I’m not exactly the type of person who would ever desire to run a day care. I shy away from most organized ‘play group’ type children activities. And I can’t ever imagine myself a school teacher. Although neighbor children are always present (and welcome) in our home and babysitting for a friend is often in my schedule, I don’t typically surround myself with too many other children besides my own.
In November, I began a new assignment in my church. I have gone from a two year assignment of spending forty minutes every other week teaching the Bible to adults, to now keeping tabs on 60+ children for two hours each week. It is as different as night and day…
I have seen nose picking, I have seen potty dances, I have seen poor behavior, I have seen tears, I have seen a giant booger stuck to the front of a beautiful dress, I have smelt stinky breath, I have touched sticky, dirty hands, etc. etc. etc. And I have been doing some quiet reflection.

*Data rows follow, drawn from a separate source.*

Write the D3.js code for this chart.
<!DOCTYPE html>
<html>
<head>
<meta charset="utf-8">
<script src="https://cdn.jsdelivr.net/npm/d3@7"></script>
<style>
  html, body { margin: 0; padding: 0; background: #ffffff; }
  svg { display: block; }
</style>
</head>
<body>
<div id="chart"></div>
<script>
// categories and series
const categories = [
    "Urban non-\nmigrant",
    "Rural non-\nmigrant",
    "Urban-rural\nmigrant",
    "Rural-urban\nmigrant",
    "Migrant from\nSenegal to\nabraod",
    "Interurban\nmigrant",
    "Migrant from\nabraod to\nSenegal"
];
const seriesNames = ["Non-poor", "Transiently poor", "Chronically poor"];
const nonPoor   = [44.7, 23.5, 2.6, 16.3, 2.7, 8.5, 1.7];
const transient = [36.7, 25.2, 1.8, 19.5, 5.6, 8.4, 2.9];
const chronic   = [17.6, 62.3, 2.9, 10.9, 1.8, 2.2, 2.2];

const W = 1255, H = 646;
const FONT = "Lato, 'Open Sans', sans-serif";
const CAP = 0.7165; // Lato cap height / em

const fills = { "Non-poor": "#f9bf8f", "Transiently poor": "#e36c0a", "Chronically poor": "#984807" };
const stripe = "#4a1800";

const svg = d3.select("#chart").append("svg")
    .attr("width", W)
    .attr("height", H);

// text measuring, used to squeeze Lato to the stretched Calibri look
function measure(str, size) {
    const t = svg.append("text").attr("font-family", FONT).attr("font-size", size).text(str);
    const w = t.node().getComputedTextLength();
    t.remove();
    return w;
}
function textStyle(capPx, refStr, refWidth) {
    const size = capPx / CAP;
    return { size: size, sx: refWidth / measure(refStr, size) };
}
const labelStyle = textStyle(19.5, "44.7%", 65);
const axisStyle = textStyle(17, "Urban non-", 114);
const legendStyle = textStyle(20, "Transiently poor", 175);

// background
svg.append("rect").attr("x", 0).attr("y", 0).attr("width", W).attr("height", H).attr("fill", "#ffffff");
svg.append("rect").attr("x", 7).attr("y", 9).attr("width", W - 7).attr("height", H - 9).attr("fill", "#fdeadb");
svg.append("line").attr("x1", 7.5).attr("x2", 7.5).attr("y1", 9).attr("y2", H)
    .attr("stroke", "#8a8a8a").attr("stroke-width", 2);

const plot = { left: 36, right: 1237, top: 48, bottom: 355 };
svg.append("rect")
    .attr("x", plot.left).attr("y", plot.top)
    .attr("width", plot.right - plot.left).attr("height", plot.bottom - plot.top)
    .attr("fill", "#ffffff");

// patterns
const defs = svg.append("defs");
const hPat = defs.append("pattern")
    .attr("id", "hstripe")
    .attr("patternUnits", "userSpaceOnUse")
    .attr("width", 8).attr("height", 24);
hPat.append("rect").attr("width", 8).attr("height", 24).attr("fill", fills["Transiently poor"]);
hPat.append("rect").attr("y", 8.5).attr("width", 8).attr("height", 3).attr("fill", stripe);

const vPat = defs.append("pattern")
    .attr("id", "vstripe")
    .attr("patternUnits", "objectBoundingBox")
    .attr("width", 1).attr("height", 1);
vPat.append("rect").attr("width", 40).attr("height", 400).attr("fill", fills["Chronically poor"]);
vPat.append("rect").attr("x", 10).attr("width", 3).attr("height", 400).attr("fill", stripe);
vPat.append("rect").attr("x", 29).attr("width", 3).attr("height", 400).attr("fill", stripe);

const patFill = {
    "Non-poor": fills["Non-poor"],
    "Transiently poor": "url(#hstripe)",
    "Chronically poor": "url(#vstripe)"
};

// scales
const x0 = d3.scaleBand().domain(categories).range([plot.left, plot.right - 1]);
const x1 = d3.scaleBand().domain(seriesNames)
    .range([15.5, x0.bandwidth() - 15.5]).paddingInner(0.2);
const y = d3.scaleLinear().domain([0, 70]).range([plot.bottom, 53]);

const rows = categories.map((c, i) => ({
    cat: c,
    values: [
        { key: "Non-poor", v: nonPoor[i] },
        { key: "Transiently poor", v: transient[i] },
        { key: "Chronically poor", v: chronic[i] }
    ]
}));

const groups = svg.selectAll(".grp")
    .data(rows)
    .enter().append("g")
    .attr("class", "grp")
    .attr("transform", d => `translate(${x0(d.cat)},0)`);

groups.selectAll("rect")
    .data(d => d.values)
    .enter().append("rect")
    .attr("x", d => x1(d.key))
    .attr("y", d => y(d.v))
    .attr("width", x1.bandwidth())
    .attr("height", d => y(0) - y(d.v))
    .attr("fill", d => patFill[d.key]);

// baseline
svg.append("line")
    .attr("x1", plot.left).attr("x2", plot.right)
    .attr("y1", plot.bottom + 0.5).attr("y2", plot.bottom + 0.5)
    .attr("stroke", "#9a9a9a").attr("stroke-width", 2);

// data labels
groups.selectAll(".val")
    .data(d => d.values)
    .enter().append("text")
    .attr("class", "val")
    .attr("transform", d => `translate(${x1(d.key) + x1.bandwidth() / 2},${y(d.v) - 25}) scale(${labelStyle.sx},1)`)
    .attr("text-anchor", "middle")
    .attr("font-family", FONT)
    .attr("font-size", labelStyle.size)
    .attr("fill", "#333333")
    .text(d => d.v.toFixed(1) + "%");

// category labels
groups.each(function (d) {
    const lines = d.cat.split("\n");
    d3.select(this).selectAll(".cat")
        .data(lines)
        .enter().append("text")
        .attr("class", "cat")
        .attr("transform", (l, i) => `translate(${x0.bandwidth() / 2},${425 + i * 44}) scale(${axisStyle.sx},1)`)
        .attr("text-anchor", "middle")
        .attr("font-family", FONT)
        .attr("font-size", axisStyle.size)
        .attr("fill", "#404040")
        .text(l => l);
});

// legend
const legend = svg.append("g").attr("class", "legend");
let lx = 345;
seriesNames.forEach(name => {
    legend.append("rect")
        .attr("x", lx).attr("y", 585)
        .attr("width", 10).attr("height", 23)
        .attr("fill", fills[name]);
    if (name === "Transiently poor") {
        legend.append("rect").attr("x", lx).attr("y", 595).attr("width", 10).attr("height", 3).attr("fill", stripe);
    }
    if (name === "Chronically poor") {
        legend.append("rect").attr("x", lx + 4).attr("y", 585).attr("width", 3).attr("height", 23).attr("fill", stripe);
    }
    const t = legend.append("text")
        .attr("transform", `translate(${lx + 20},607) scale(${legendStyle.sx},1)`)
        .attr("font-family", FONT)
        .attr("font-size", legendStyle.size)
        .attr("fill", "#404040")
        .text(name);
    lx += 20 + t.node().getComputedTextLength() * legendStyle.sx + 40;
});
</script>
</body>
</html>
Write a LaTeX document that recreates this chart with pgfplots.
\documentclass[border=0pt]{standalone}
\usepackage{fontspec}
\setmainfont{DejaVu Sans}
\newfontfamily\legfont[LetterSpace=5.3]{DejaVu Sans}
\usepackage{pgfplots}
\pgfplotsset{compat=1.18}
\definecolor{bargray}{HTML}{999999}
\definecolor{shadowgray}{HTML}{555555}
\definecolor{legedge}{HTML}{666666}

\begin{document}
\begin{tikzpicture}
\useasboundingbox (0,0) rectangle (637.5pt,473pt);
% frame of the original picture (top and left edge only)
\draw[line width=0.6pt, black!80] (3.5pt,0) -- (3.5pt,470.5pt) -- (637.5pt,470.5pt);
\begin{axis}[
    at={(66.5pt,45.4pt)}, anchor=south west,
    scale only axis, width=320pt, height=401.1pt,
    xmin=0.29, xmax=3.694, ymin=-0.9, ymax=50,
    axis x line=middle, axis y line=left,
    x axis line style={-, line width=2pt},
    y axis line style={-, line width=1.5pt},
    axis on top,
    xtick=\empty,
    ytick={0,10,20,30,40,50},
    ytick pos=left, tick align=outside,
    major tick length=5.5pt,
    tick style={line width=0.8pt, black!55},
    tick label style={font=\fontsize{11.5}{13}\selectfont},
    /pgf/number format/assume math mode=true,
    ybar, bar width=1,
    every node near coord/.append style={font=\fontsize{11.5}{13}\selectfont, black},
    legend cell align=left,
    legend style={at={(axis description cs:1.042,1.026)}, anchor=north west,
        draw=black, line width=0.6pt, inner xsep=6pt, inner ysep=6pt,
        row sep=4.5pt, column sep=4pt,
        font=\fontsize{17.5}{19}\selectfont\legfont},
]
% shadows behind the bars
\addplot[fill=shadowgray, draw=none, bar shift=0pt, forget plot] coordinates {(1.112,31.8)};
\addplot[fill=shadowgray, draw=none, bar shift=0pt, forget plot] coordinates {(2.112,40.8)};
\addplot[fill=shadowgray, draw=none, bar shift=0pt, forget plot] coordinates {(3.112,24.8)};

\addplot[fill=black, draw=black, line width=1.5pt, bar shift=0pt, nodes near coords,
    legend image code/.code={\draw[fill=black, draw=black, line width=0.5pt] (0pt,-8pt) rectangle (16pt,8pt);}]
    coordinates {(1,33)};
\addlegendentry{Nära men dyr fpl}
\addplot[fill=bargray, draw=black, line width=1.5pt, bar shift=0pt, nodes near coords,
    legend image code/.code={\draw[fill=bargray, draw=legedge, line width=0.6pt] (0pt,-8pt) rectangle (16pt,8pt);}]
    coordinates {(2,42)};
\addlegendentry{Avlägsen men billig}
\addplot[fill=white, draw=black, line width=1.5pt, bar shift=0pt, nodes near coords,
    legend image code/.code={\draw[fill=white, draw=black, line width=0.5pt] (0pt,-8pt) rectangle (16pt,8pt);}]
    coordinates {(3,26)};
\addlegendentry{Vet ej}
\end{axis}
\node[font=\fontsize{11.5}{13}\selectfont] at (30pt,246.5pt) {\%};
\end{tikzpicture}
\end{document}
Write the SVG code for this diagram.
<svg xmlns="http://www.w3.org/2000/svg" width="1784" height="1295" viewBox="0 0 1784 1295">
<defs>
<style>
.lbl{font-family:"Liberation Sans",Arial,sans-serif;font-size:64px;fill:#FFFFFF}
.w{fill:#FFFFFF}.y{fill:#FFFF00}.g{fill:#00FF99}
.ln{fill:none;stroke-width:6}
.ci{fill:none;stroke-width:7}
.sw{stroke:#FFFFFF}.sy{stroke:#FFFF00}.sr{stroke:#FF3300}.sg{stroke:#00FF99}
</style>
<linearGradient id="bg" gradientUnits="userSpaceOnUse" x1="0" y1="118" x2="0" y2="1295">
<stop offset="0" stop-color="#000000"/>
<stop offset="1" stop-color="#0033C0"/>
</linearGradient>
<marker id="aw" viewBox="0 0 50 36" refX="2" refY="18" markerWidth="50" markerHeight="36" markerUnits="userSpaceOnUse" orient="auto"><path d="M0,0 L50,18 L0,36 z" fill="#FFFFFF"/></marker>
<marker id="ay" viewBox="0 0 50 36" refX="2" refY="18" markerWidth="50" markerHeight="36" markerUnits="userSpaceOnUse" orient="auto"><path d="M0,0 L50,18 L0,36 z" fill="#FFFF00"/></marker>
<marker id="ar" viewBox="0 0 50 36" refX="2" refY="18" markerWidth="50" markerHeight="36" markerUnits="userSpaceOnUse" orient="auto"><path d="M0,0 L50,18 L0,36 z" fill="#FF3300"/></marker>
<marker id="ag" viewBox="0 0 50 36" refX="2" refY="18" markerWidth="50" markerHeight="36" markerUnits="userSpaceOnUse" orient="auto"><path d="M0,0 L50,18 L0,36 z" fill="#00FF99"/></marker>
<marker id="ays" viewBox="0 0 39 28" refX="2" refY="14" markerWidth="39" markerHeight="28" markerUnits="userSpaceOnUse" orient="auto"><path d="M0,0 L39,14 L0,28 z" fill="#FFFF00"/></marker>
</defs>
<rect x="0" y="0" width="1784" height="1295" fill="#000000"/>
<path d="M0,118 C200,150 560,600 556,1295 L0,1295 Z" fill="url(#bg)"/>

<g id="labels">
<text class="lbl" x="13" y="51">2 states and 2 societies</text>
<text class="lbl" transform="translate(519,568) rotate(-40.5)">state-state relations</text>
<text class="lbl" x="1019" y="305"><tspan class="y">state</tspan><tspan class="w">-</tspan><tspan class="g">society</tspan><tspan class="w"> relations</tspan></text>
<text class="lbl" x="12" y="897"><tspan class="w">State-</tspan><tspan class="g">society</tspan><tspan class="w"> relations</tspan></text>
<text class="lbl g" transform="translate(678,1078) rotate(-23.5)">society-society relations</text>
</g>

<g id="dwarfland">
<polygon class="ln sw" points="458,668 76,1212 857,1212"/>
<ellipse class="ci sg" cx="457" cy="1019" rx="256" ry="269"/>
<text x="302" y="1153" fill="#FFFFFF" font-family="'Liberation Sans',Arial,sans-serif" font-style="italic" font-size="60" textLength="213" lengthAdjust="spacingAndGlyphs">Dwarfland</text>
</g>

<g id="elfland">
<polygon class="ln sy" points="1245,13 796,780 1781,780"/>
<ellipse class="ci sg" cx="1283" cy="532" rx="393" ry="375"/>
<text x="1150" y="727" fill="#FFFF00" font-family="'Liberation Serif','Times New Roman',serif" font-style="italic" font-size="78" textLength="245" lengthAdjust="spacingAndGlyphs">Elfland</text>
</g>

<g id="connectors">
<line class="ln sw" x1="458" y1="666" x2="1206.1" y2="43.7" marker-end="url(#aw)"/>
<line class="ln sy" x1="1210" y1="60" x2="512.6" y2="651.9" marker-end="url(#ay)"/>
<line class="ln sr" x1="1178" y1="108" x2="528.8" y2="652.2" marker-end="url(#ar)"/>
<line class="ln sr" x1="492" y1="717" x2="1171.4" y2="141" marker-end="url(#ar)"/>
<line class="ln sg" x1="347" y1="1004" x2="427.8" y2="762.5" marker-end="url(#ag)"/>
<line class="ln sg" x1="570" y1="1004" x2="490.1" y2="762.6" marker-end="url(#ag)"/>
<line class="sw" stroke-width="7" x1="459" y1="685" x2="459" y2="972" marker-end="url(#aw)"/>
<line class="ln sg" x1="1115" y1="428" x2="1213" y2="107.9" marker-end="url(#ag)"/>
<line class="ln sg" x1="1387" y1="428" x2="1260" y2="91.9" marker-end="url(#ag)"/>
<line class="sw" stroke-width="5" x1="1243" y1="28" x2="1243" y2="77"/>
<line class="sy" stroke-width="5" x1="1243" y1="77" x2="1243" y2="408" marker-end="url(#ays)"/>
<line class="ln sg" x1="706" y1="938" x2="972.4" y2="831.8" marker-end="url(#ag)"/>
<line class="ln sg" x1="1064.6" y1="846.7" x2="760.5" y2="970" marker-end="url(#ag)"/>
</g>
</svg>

The last time I was in there, I looked back at my now nine year old boy. He was sitting quietly, contently and focused on the speaker. I thought back to a few years ago, when he was just five years old. Somebody that worked closely with him cornered me at a social gathering one evening and began to list every inappropriate action and comment my son had done or said during his time with her. Nothing was of any serious nature, it was just very typical ‘boy stuff.’ However, the (one-sided) conversation left me feeling very discouraged and honestly, a little bit angry.
As mothers, we owe it to each other to love each other’s children. (And oh boy do I know how difficult that is, I mean heavens above, it is hard enough to like my own children all of the time.) I thought back to a lady who worked closely with my son at the same time as ‘the other lady’, who frequently said to me, “I just love him. He has a personality and he truly loves life.”
Isn’t that a nice way to describe a child who may not always be the perfect-sit-still and listen-to-the teacher-type-kid?
Last week, I removed my focus from my son and looked around the room. I saw YOUR children. Some had their hands pestering their neighbors, and some had their hands quietly in their laps, some children were sitting nicely on their chairs, others were acting like a monkey at the zoo. I was looking at my children and I was looking at your children.
And as a mother, I committed to love them all a little more.